Entries with chart source code
* * * *

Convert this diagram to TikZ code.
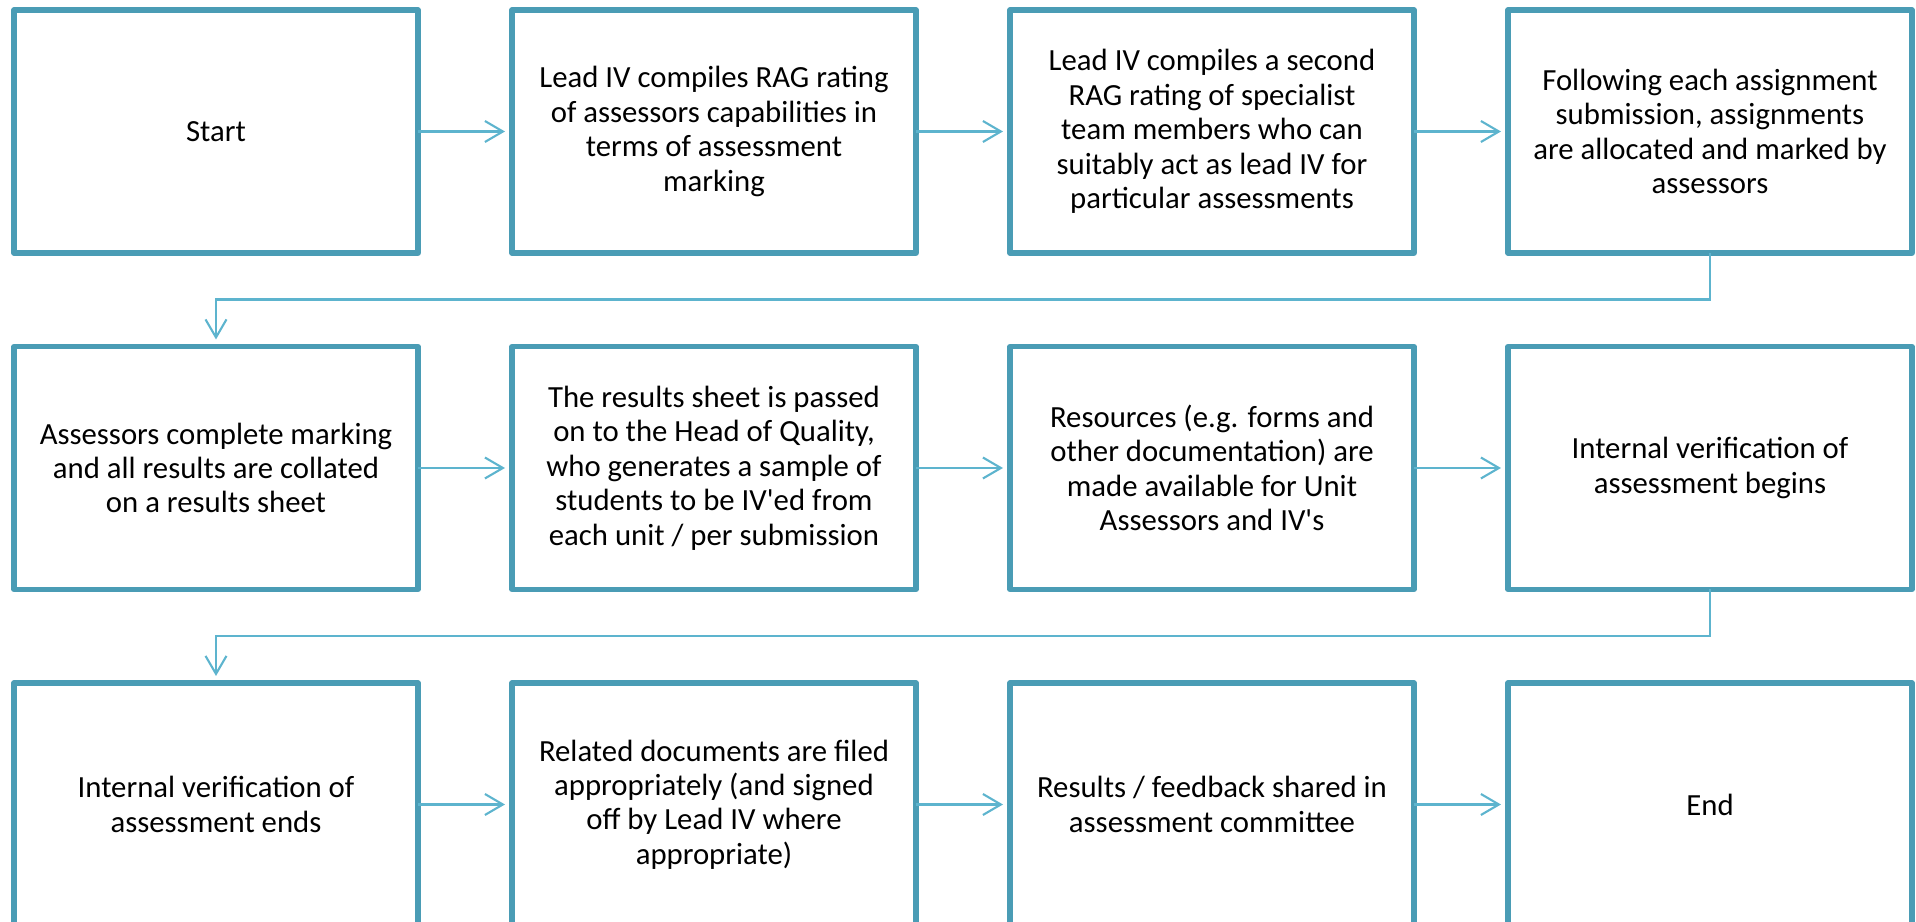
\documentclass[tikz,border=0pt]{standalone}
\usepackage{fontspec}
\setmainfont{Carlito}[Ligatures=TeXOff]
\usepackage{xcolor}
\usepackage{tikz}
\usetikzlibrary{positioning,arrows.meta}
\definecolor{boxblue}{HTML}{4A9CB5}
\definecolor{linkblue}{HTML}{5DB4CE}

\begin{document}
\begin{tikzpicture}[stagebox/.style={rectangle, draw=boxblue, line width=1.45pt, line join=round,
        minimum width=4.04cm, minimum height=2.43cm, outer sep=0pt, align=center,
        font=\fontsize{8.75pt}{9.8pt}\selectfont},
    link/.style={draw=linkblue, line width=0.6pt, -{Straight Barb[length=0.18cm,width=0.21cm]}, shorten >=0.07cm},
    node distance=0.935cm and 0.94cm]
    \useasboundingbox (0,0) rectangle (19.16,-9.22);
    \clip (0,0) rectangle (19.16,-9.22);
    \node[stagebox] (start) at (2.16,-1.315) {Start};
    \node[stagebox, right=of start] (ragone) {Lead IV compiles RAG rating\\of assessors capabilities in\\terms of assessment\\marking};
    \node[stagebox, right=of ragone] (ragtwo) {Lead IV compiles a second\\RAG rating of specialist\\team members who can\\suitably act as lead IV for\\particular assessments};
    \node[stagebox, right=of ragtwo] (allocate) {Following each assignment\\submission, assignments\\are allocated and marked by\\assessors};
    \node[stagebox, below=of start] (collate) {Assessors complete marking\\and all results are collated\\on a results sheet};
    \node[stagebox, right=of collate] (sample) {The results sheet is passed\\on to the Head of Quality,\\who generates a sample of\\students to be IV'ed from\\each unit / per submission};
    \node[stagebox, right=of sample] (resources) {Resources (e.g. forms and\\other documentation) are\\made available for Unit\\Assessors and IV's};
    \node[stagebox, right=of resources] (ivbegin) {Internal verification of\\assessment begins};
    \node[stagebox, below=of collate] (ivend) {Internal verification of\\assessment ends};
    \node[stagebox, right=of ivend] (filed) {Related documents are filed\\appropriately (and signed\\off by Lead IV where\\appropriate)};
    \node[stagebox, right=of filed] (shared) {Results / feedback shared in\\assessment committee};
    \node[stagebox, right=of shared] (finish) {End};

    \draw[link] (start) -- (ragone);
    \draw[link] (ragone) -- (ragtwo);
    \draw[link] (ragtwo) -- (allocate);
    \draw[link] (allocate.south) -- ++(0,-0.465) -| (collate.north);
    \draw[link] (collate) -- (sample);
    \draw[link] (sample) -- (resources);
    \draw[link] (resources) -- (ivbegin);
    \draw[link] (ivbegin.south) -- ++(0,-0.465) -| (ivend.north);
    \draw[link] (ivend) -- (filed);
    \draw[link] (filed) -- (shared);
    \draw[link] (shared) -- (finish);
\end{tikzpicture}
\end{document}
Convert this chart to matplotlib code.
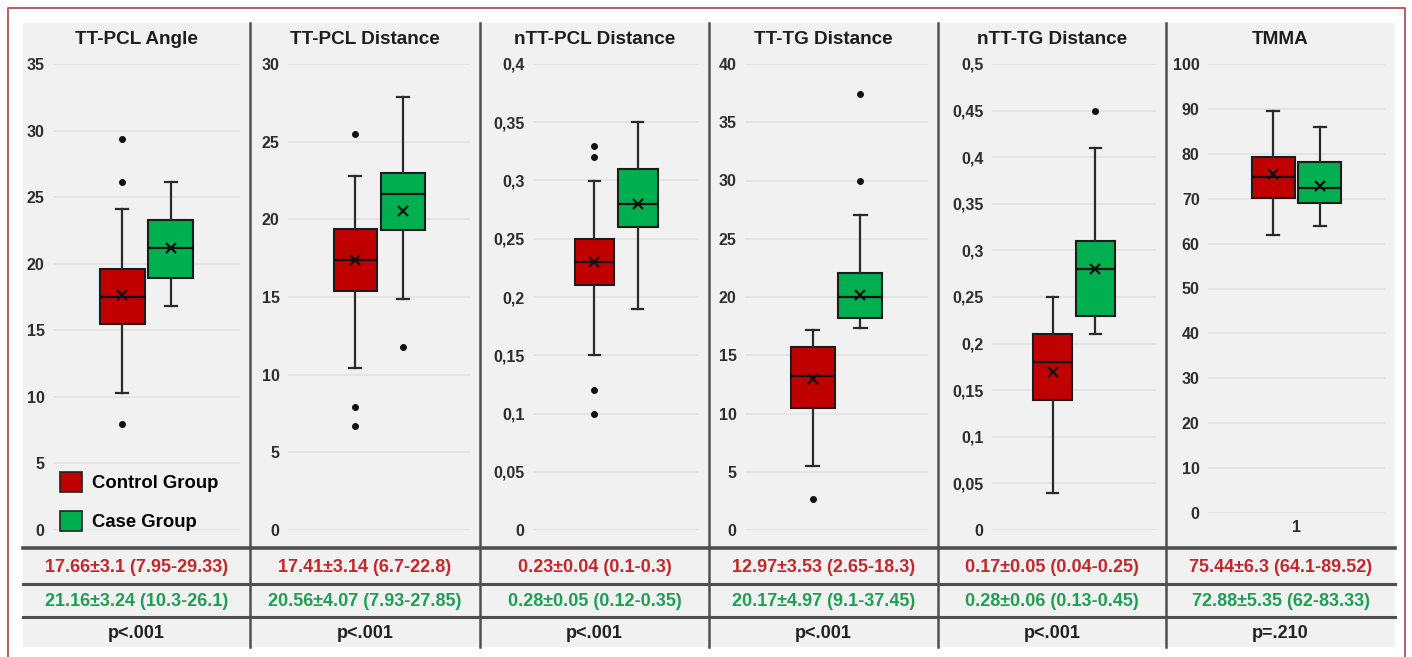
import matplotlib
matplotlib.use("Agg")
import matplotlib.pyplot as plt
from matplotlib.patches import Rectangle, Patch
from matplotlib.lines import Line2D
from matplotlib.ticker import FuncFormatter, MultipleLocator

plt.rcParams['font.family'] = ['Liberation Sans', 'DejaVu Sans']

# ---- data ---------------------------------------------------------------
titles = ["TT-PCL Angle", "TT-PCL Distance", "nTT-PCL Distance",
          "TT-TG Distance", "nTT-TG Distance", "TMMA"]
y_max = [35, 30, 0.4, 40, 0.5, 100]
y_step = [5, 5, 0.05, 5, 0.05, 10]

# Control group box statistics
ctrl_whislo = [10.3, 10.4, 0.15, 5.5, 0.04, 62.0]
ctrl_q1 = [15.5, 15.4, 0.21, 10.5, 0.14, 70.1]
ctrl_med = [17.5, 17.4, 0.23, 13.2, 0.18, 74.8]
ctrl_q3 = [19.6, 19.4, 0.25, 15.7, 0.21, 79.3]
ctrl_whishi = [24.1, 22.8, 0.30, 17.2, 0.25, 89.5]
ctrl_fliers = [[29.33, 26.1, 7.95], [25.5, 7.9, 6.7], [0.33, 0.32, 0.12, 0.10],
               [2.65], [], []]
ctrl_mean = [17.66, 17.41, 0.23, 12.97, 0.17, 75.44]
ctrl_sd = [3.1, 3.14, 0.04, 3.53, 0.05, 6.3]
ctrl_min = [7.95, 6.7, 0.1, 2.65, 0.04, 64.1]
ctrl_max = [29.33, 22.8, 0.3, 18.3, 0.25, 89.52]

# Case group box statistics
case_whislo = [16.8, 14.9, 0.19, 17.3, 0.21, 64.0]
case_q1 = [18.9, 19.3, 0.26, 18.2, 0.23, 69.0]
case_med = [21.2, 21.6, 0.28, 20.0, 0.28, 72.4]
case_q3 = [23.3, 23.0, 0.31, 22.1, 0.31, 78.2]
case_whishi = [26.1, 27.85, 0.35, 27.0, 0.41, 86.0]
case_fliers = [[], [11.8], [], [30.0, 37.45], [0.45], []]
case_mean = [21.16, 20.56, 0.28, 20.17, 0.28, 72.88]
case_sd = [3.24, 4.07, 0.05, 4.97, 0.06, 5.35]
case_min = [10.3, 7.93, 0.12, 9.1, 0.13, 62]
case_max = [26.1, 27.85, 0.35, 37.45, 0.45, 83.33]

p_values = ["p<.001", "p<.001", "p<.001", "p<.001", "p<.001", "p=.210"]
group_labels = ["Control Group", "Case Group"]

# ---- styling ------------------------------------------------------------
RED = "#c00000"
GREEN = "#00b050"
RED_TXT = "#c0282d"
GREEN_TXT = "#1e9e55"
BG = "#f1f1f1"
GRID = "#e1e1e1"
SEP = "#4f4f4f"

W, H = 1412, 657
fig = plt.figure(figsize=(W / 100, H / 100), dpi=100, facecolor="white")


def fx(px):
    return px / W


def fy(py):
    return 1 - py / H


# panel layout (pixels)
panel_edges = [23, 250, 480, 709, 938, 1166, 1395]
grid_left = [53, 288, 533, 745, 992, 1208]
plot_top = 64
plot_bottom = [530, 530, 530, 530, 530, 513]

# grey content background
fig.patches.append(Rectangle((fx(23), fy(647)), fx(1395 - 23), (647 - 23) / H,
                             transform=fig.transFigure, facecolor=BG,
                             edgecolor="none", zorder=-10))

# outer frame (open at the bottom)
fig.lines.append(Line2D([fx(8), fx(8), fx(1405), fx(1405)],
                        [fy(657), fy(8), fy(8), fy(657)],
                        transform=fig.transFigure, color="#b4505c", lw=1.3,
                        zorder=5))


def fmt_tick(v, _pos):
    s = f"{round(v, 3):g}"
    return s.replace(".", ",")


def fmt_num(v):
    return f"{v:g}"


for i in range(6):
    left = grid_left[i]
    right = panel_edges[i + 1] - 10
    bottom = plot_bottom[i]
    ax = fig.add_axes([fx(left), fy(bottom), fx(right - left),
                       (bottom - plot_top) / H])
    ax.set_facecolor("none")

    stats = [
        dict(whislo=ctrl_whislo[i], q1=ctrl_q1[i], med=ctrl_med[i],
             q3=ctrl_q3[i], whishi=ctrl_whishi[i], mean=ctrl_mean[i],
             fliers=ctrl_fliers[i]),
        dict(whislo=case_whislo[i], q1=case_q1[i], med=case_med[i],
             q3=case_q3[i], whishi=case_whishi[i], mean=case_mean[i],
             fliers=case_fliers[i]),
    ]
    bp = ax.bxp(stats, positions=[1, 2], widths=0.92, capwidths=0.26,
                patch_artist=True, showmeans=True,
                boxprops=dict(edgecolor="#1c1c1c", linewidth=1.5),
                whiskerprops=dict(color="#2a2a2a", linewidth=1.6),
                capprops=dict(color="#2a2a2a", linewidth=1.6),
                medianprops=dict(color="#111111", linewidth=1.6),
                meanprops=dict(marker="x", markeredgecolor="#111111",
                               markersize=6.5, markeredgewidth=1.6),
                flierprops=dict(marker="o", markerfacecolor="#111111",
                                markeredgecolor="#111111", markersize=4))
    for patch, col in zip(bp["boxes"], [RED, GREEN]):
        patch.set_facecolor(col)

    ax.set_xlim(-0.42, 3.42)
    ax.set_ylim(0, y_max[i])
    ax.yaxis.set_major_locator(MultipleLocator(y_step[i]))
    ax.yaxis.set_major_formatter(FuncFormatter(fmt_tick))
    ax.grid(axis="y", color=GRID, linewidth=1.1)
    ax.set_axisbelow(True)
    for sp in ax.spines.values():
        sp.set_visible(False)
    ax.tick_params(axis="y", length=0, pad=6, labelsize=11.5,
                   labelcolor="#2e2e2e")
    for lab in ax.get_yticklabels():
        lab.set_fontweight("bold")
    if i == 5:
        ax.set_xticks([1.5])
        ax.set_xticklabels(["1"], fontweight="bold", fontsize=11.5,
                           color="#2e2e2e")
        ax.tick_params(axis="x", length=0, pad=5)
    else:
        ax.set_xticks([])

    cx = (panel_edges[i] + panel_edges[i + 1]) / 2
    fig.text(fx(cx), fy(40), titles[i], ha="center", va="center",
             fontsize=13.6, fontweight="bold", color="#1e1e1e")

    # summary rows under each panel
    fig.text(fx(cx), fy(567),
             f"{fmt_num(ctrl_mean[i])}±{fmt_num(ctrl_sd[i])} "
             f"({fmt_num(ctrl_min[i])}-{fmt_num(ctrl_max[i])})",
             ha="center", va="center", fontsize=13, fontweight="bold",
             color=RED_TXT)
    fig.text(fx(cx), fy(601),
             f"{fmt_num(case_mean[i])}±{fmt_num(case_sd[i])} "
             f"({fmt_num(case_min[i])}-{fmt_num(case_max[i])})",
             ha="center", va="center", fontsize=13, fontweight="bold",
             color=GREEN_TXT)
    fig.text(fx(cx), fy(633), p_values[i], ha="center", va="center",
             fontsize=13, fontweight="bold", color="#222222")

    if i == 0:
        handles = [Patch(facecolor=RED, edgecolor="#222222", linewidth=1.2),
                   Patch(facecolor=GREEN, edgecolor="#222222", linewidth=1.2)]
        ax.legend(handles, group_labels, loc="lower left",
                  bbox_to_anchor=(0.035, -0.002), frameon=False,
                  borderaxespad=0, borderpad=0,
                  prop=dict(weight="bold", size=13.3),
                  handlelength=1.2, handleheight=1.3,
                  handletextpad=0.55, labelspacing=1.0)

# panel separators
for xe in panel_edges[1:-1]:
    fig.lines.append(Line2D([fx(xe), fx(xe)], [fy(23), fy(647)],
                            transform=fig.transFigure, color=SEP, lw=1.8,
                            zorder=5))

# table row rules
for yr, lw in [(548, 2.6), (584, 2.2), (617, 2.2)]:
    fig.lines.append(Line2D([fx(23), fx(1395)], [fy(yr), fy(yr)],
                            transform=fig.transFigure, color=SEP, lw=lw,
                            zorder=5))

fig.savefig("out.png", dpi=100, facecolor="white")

* * * *

# Aim
In the listing above, find the line with "Convert this chart to matplotlib code." and the line with "plt.rcParams['font.family'] = ['Liberation". Set down both and every line between them, minus the pictures.

# Response
Convert this chart to matplotlib code.
import matplotlib
matplotlib.use("Agg")
import matplotlib.pyplot as plt
from matplotlib.patches import Rectangle, Patch
from matplotlib.lines import Line2D
from matplotlib.ticker import FuncFormatter, MultipleLocator

plt.rcParams['font.family'] = ['Liberation Sans', 'DejaVu Sans']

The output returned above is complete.